Uncle Zach obviously knew how to read and write, and did so well enough to write for the Florence Times, and to be elected as a school board member for Rodgersville. However, he only attended school for three or four months, and those three or four months may not have been consecutive! He was either needed on the farm to help his father, Peter, there probably wasn’t a school teacher in the area, or both.
We can presume that Peter and Sarah Romine taught Zach and his siblings to read and write. In the 1850 census, all Romine family members were recorded as being able to read and write, yet it was also recorded that none of the children had attended school in the last year. The 1850 US census data reveals, however, that only one in ten people could read and write; the Romine household was an exception. It wasn’t until around 1900 that school attendance was required by the state, but by 1851 mistrust of parents was spreading among education leadership. Andrew J. Coulson wrote in a Massachusetts Teacher article: “In too many instances the parents are unfit guardians of their own children … the children must be gathered up and forced into school”.
Education is a great and wonderful thing and having a system certainly makes it all more consistent and fair. Opportunity for education across the board is necessary. But back in Uncle Zach’s time, it wasn’t the responsibility of the state to make sure that everyone was educated, but the parents’ and community’s responsibility. One way is certainly better than the other, in terms of consistency of opportunity, but is one way more right than the other? Is there a right and a wrong way to educate, and do these two systems exemplify that? What do you think?
ancestry.com 1850 census of Lauderdale County, Alabama
How the Late Storm Served an Old Friend
RODGERSVILLE, MAY 1, 1893. EDITOR TIMES: — The first time I met you was at the Democratic rally at Mars Hill. I subscribed for your paper that day; I have received and read it ever since. I thought that you were the most honest and truthful looking editor I had ever seen. Knowing that all editors are truthful, I placed great confidence in you. You urged the farmers to raise hog and hominy at home and plant less cotton. I had great confidence in you and was glad to take your advice, so I planted one hundred acres in wheat, oats, rye and corn; also a large crop of vegetables and seven acres in cotton. Well, the flood came, and washed the hill corn and soil down and covered the bottom corn with mud; ten head of my hogs died; the hail and wind beat down my wheat and rye; the frost bit my Irish potatoes and other vegetables, grapes, etc.; my sweet potatoes rotted in the bed; the old woman’s milk, butter, jars, buckets and churn washed out of the spring house and went like Ward’s ducks. I suppose they are at New Orleans by this time. Well, I have a little confidence in you yet. Please tell me what in the ____ to do next.
Z. B. Romine
Mr. Romine has had bad luck truly. But did his cotton escape?

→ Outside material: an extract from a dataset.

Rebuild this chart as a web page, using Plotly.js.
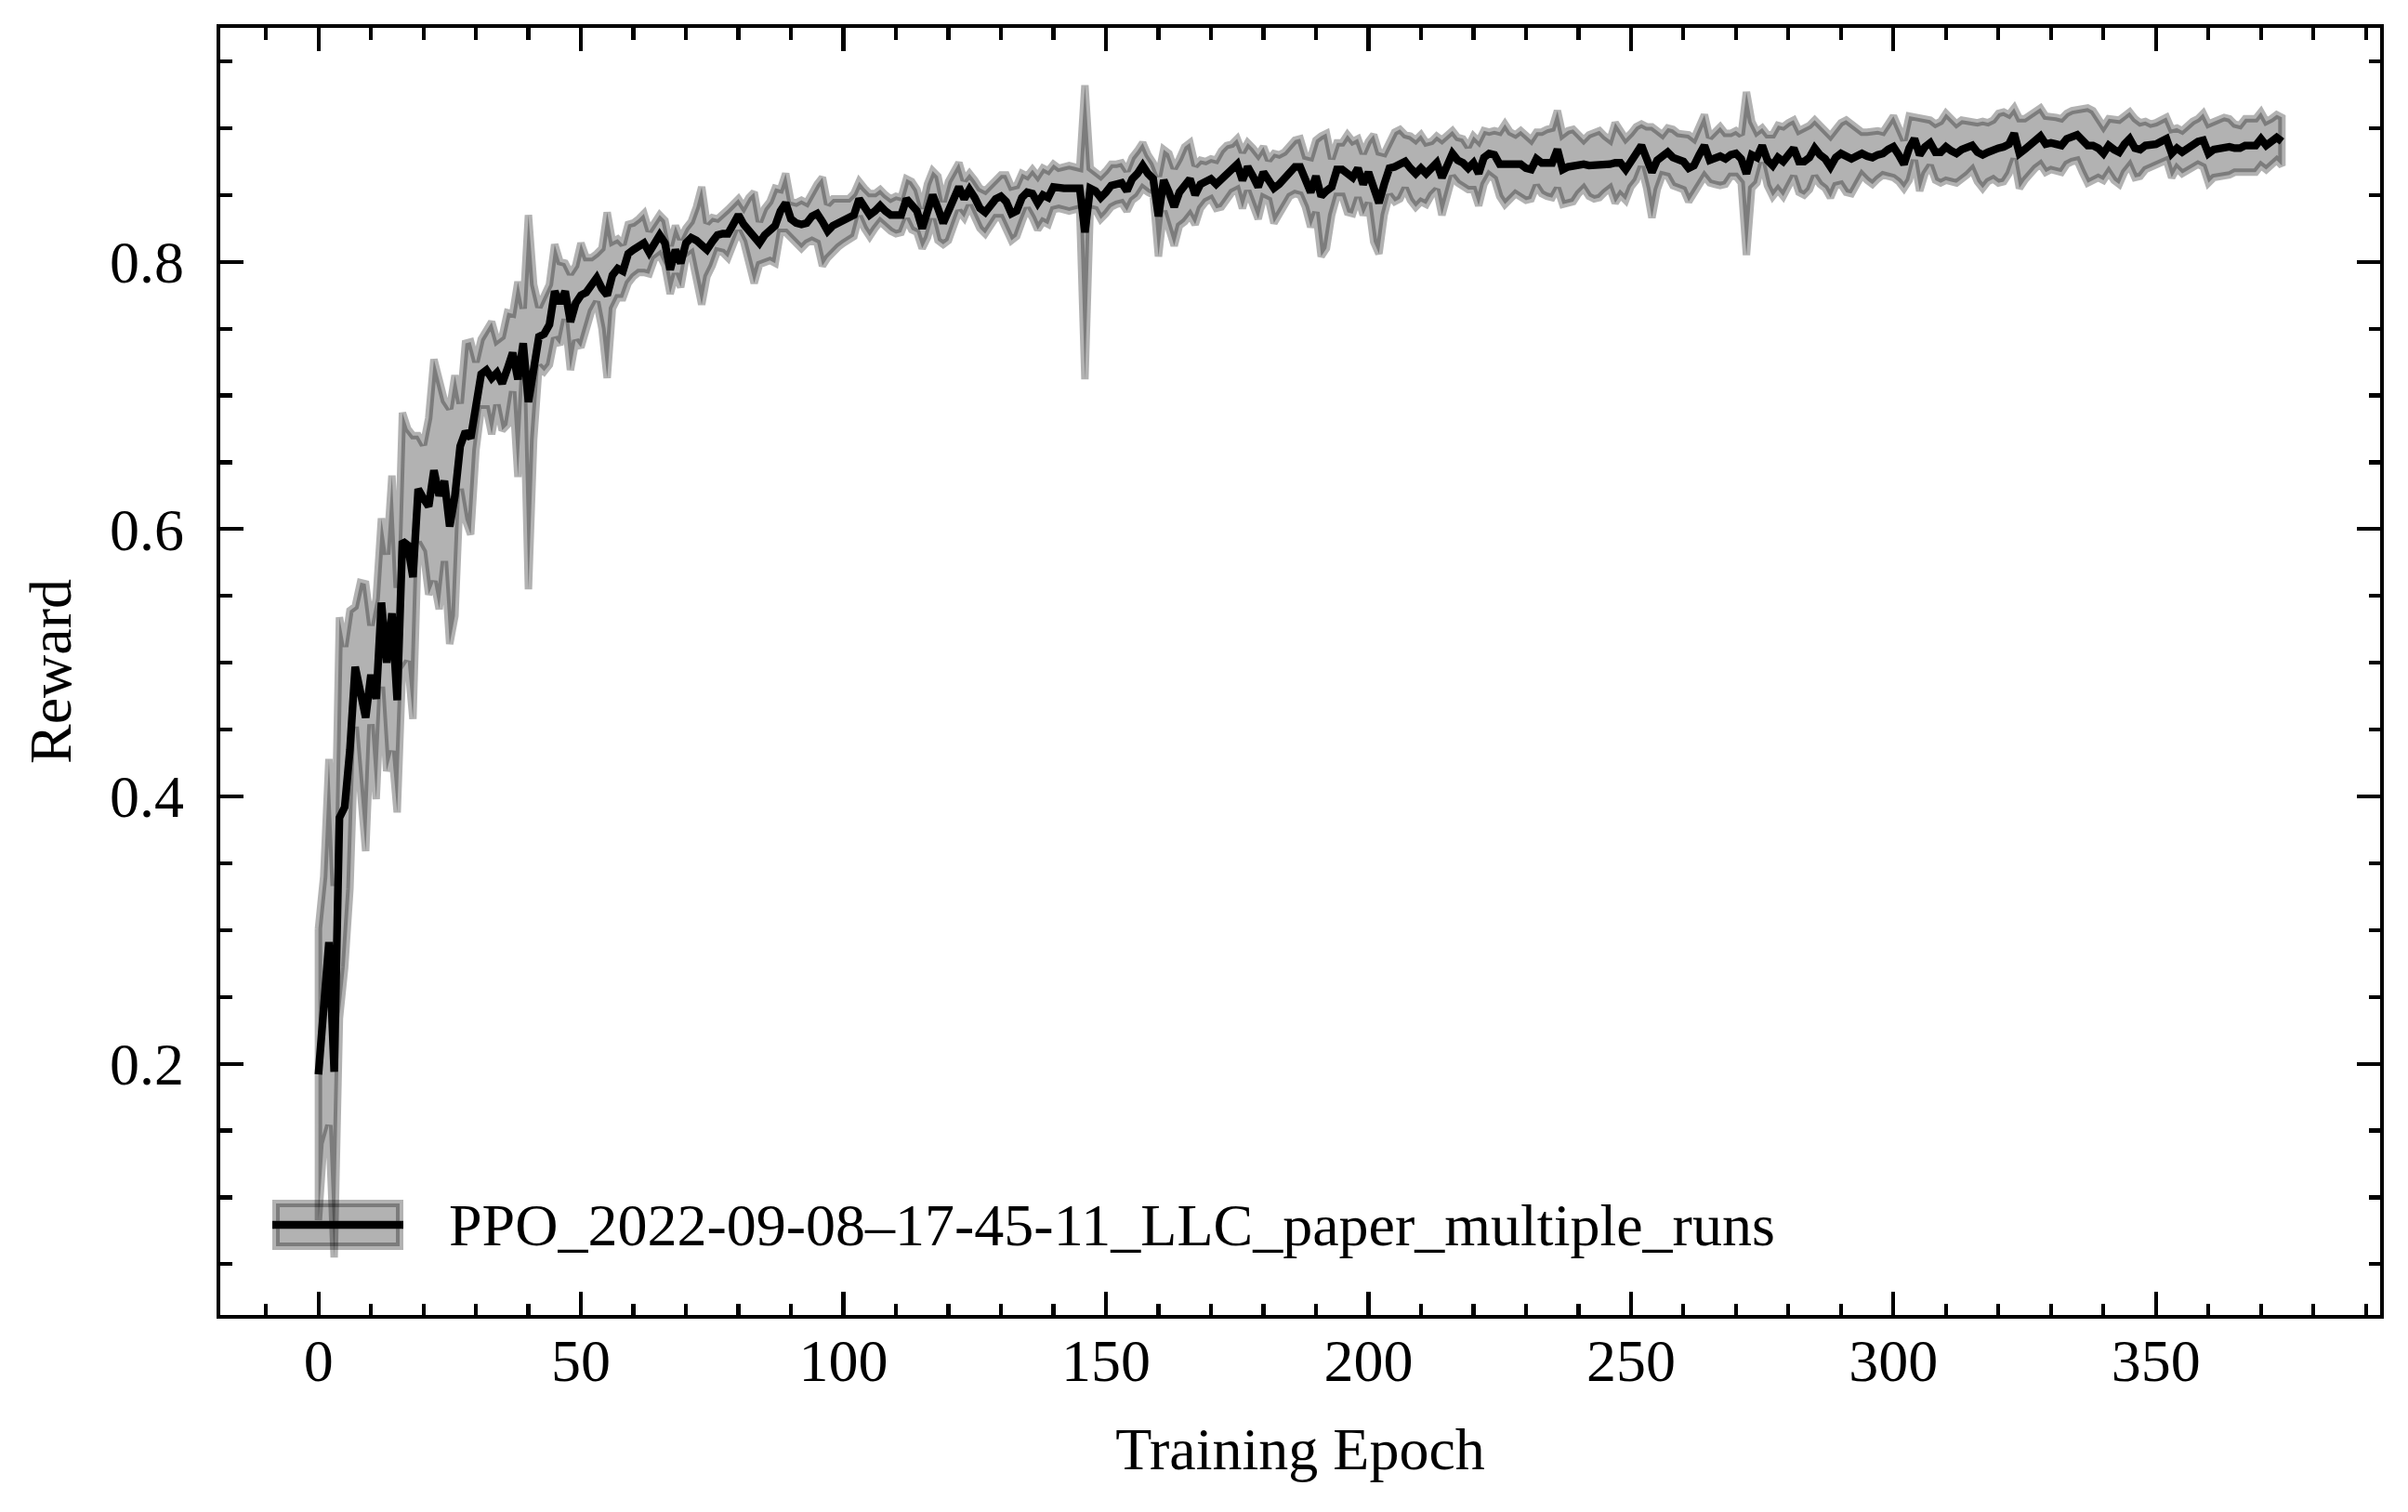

Back in 1989 my Grandmother, Great Aunt, first cousin once removed, and another first cousin once removed put together a packet of selected works by Uncle Zach. I will be drawing from these works for my stories and articles. Before jumping into stories, I will be setting the scene with information about the Reconstruction Era and the early part of the turn of the century. This information will range from history and politics, to shape note singing and soap making.
My resources for this information will be varied and trustworthy- there is a living history park near where I live that deals with this exact time period and I hope to learn from the reenactors there some things about the period and get my hands on further reading. I also am planning a road trip to Lauderdale county, Alabama, to see if I can find more articles of Uncle Zach’s– like I said, what I have is just a small selection.
I am so grateful that I have all this family history to share- the unimportant history is the best history; it is how we all got here today.